Corrente movement

The Corrente movement formed in Milan around the magazine Corrente di vita giovanile which later became Corrente, founded by Ernesto Treccani in 1938 and suppressed by the fascist regime in 1940.

Their art, albeit with difficulty, was supported by the galleries Il Milione in Milan and La Bottega di Corrente.

La Bottega di Corrente

La Bottega was closed for political reasons and was then taken over by Alberto della Ragione (1892-1973), a patron and art collector, who changed its name to Galleria della Spiga and kept on promoting the group and collecting its works.

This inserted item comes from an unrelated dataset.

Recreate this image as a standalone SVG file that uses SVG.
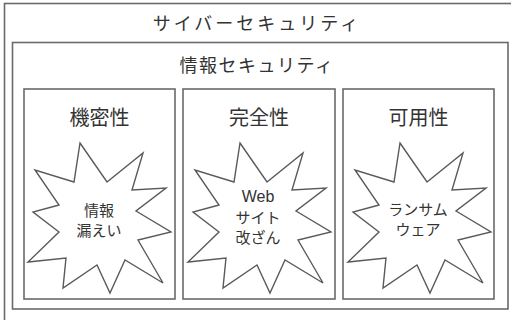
<svg xmlns="http://www.w3.org/2000/svg" xmlns:xlink="http://www.w3.org/1999/xlink" width="511" height="320" viewBox="0 0 511 320">
<style>
.box{fill:none;stroke:#6a6a6a;stroke-width:1.6}
.star{fill:#fff;stroke:#5a5a5a;stroke-width:1.4;stroke-linejoin:miter}
text{font-family:"Noto Sans CJK JP","Noto Sans",sans-serif;fill:#333;text-anchor:middle}
.h1{font-size:18px;letter-spacing:3px}
.h2{font-size:18px;letter-spacing:1.5px}
.t{font-size:20px}
.s{font-size:15px}
.w{font-family:"Liberation Sans","Noto Sans CJK JP",sans-serif;font-size:16px}
</style>
<defs>
<polygon id="star" points="-19,-77 8,-38 44,-67 33,-30 67,-32 37,-9 72,12 39,20 64,63 26,40 11,73 -2,45 -36,68 -33,38 -71,42 -40,12 -66,-8 -40,-15 -64,-50 -25,-38"/>
</defs>
<g id="cyber">
<rect class="box" x="4.5" y="3.5" width="520" height="330"/>
<text class="h1" x="257" y="30">サイバーセキュリティ</text>
</g>
<g id="infosec">
<rect class="box" x="12.5" y="42.5" width="495.5" height="266.5"/>
<text class="h2" x="257" y="72">情報セキュリティ</text>
</g>
<g id="confidentiality">
<rect class="box" x="24" y="89" width="151" height="210"/>
<text class="t" x="99.5" y="125">機密性</text>
<use xlink:href="#star" class="star" transform="translate(99,220)"/>
<text class="s" x="99" y="216">情報</text>
<text class="s" x="99" y="236">漏えい</text>
</g>
<g id="integrity">
<rect class="box" x="183" y="89" width="152" height="210"/>
<text class="t" x="259" y="125">完全性</text>
<use xlink:href="#star" class="star" transform="translate(259,220)"/>
<text class="w" x="258" y="202">Web</text>
<text class="s" x="258" y="223">サイト</text>
<text class="s" x="258" y="243">改ざん</text>
</g>
<g id="availability">
<rect class="box" x="343" y="89" width="151" height="210"/>
<text class="t" x="418.5" y="125">可用性</text>
<use xlink:href="#star" class="star" transform="translate(419,220)"/>
<text class="s" x="418" y="215">ランサム</text>
<text class="s" x="418" y="235">ウェア</text>
</g>
<g id="connectors"/>
</svg>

Corrente’s key art critic was Mario de Micheli.

The artists of the Corrente movement

Painters part of this movement included Treccani, Renato Birolli (who came to Corrente after experience in the Futurist movement), Renato Guttuso, Bruno Cassinari, Ennio Morlotti, Giuseppe Migneco, Aligi Sassu, Giuseppe Santomaso, Fiorenzo Tomea, and Italo Valenti.

Emilio Vedova became part of Corrente in 1942, in the late stage of the group, and later followed his own path. The sculptors Giacomo Manzù, Luigi Broggini, and Lucio Fontana (the most isolated of them), rejected the archaism and classicism of 20th-century art. As well as the exclusive intellectualism of the avant-gardes.

Their attention focused on figures at work, captured through realism in the light of expressionism. The new models were the works of Van Gogh, Ensor, Munch, Kokoschka, and Kirchner, and Picasso’s Guernica (1937), which they considered emblematic of the tragedy of contemporary events.

In 1943, the Corrente group disbanded.